Introduction

Summary

THE STRUCTURE OF ARCHIMEDES’ ON SPIRALS

One may be forgiven for considering this, On Spirals, to be Archimedes’ finest. The figures bend and balance as the argument reaches – effortlessly, quickly, and yet, how, one cannot quite grasp – towards several magnificent results. These suggest no less than the squaring of the circle: first, a certain line (defined by a tangent to the circle) is equal to the circumference of the circle; second, a certain area is equal to the circle's third.

We are witnesses to Archimedes in action, as he engaged in a campaign of publications. At some early date, we are told in this treatise, he sent out via his mathematician friend Conon a complex geometrical challenge containing many claims. He had gradually discharged this challenge. Previously, he had sent to Dositheus the two books On the Sphere and the Cylinder (following on the Quadrature of the Parabola, which contained results independent from the original challenge sent via Conon). Now, he sends out On Spirals. This, once again, is sent to Dositheus. Archimedes once again proves some of the claims contained in that letter to Conon; he also reflects, briefly, on that geometrical challenge as a whole.

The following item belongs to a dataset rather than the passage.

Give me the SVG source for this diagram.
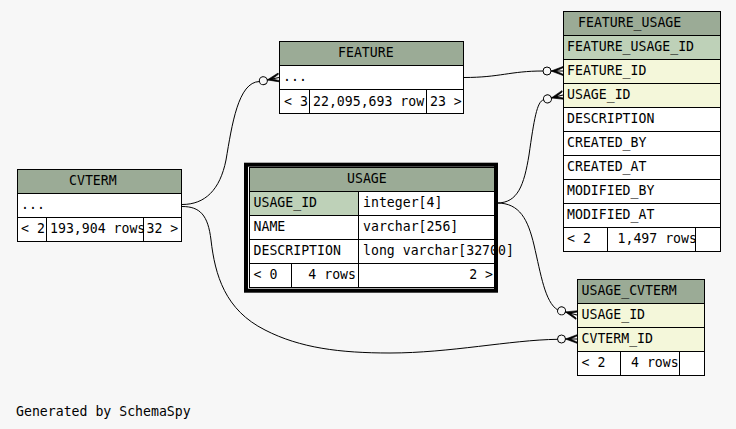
<svg xmlns="http://www.w3.org/2000/svg" xmlns:xlink="http://www.w3.org/1999/xlink" width="736" height="429" viewBox="0 0 736 429">
  <style>
    .hdr { fill: #9bab96; stroke: #000; stroke-width: 1; }
    .pk { fill: #bed1b8; stroke: #000; stroke-width: 1; }
    .fk { fill: #f4f7da; stroke: #000; stroke-width: 1; }
    .cell { fill: #ffffff; stroke: #000; stroke-width: 1; }
    text { font-family: "DejaVu Sans Mono", "Liberation Mono", monospace; font-size: 13.2px; fill: #000; }
    .edge { fill: none; stroke: #000; stroke-width: 1; }
    .focus { fill: none; stroke: #000; stroke-width: 4; }
  </style>
  <defs>
    <!-- crow's foot with optional-dot, drawn pointing right; origin is the table edge -->
    <g id="crowodot">
      <circle cx="-16" cy="0" r="4" fill="none" stroke="#000" stroke-width="1"/>
      <polygon points="-12,0 0,-4.5 0,-3.2 -7,0 0,3.2 0,4.5" fill="#000" stroke="#000" stroke-width="0.6"/>
      <line x1="-12" y1="0" x2="0" y2="0" stroke="#000" stroke-width="1"/>
    </g>
  </defs>

  <rect width="736" height="429" fill="#f7f7f7"/>

  <!-- connectors -->
  <g id="connectors">
    <path class="edge" d="M182,204.5 C205,204.5 220,190 226,160 C232,125 238,82 259.5,81.5"/>
    <use xlink:href="#crowodot" transform="translate(279,77.5) rotate(-11.5)"/>

    <path class="edge" d="M464,77.5 C500,77.5 510,71 543,71"/>
    <use xlink:href="#crowodot" transform="translate(563,71)"/>

    <path class="edge" d="M497,203 C518,203 524,185 529,155 C534,120 537,101 543.6,99.9"/>
    <use xlink:href="#crowodot" transform="translate(563,95) rotate(-14)"/>

    <path class="edge" d="M497,203 C520,203 528,220 534,245 C541,275 545,302 557.6,309.9"/>
    <use xlink:href="#crowodot" transform="translate(577,315) rotate(15)"/>

    <path class="edge" d="M182,206.5 C200,206.5 208,215 211,240 C215,275 225,310 265,330 C300,348 340,353 390,353 C450,353 510,340 557.5,339.3"/>
    <use xlink:href="#crowodot" transform="translate(577.5,339)"/>
  </g>

  <!-- FEATURE -->
  <g id="node-FEATURE">
    <rect class="hdr" x="279.5" y="41.5" width="184" height="24"/>
    <rect class="cell" x="279.5" y="65.5" width="184" height="24"/>
    <rect class="cell" x="279.5" y="89.5" width="30" height="24"/>
    <rect class="cell" x="309.5" y="89.5" width="117" height="24"/>
    <rect class="cell" x="426.5" y="89.5" width="37" height="24"/>
    <text x="338" y="57">FEATURE</text>
    <text x="283" y="81">...</text>
    <text x="284" y="106">&lt; 3</text>
    <text x="313" y="106">22,095,693 row</text>
    <text x="430" y="106">23 &gt;</text>
  </g>

  <!-- FEATURE_USAGE -->
  <g id="node-FEATURE_USAGE">
    <rect class="hdr" x="563.5" y="11.5" width="157" height="24"/>
    <rect class="pk" x="563.5" y="35.5" width="157" height="24"/>
    <rect class="fk" x="563.5" y="59.5" width="157" height="24"/>
    <rect class="fk" x="563.5" y="83.5" width="157" height="24"/>
    <rect class="cell" x="563.5" y="107.5" width="157" height="24"/>
    <rect class="cell" x="563.5" y="131.5" width="157" height="24"/>
    <rect class="cell" x="563.5" y="155.5" width="157" height="24"/>
    <rect class="cell" x="563.5" y="179.5" width="157" height="24"/>
    <rect class="cell" x="563.5" y="203.5" width="157" height="24"/>
    <rect class="cell" x="563.5" y="227.5" width="44" height="24"/>
    <rect class="cell" x="607.5" y="227.5" width="88" height="24"/>
    <rect class="cell" x="695.5" y="227.5" width="25" height="24"/>
    <text x="578" y="27">FEATURE_USAGE</text>
    <text x="567" y="51">FEATURE_USAGE_ID</text>
    <text x="567" y="75">FEATURE_ID</text>
    <text x="567" y="99">USAGE_ID</text>
    <text x="567" y="123">DESCRIPTION</text>
    <text x="567" y="147">CREATED_BY</text>
    <text x="567" y="171">CREATED_AT</text>
    <text x="567" y="195">MODIFIED_BY</text>
    <text x="567" y="219">MODIFIED_AT</text>
    <text x="567" y="243">&lt; 2</text>
    <text x="617.5" y="243">1,497 rows</text>
  </g>

  <!-- CVTERM -->
  <g id="node-CVTERM">
    <rect class="hdr" x="17.5" y="169.5" width="164" height="24"/>
    <rect class="cell" x="17.5" y="193.5" width="164" height="24"/>
    <rect class="cell" x="17.5" y="217.5" width="29" height="24"/>
    <rect class="cell" x="46.5" y="217.5" width="97" height="24"/>
    <rect class="cell" x="143.5" y="217.5" width="38" height="24"/>
    <text x="69" y="185">CVTERM</text>
    <text x="21" y="209">...</text>
    <text x="21" y="233">&lt; 2</text>
    <text x="50" y="233">193,904 rows</text>
    <text x="146.5" y="233">32 &gt;</text>
  </g>

  <!-- USAGE (focused table) -->
  <g id="node-USAGE">
    <rect class="hdr" x="249.5" y="167.5" width="246" height="24"/>
    <rect class="pk" x="249.5" y="191.5" width="109" height="24"/>
    <rect class="cell" x="358.5" y="191.5" width="137" height="24"/>
    <rect class="cell" x="249.5" y="215.5" width="109" height="24"/>
    <rect class="cell" x="358.5" y="215.5" width="137" height="24"/>
    <rect class="cell" x="249.5" y="239.5" width="109" height="24"/>
    <rect class="cell" x="358.5" y="239.5" width="137" height="24"/>
    <rect class="cell" x="249.5" y="263.5" width="42" height="24"/>
    <rect class="cell" x="291.5" y="263.5" width="67" height="24"/>
    <rect class="cell" x="358.5" y="263.5" width="137" height="24"/>
    <text x="347" y="183">USAGE</text>
    <text x="253.5" y="207">USAGE_ID</text>
    <text x="363" y="207">integer[4]</text>
    <text x="253.5" y="231">NAME</text>
    <text x="363" y="231">varchar[256]</text>
    <text x="253.5" y="255">DESCRIPTION</text>
    <text x="363" y="255">long varchar[32700]</text>
    <text x="253.5" y="279">&lt; 0</text>
    <text x="356" y="279" text-anchor="end">4 rows</text>
    <text x="493" y="279" text-anchor="end">2 &gt;</text>
    <rect class="focus" x="246" y="164.7" width="250" height="126"/>
  </g>

  <!-- USAGE_CVTERM -->
  <g id="node-USAGE_CVTERM">
    <rect class="hdr" x="577.5" y="279.5" width="127" height="24"/>
    <rect class="fk" x="577.5" y="303.5" width="127" height="24"/>
    <rect class="fk" x="577.5" y="327.5" width="127" height="24"/>
    <rect class="cell" x="577.5" y="351.5" width="43" height="24"/>
    <rect class="cell" x="620.5" y="351.5" width="59" height="24"/>
    <rect class="cell" x="679.5" y="351.5" width="25" height="24"/>
    <text x="581.5" y="295">USAGE_CVTERM</text>
    <text x="581.5" y="319">USAGE_ID</text>
    <text x="581.5" y="343">CVTERM_ID</text>
    <text x="581.5" y="367">&lt; 2</text>
    <text x="631" y="367">4 rows</text>
  </g>

  <text x="16" y="416">Generated by SchemaSpy</text>
</svg>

In this treatise, Archimedes promises to find not two, but four results. One of them is the result on the tangent mentioned above (being equal to the circumference of the circle). The result on the area of the spiral (being one-third the circle enclosing it) is proved and then further expanded to two extra, inherently interesting results, showing the ratios between the entire shells of spirals enclosing each other as well as the ratios of fragments of shells enclosing each other.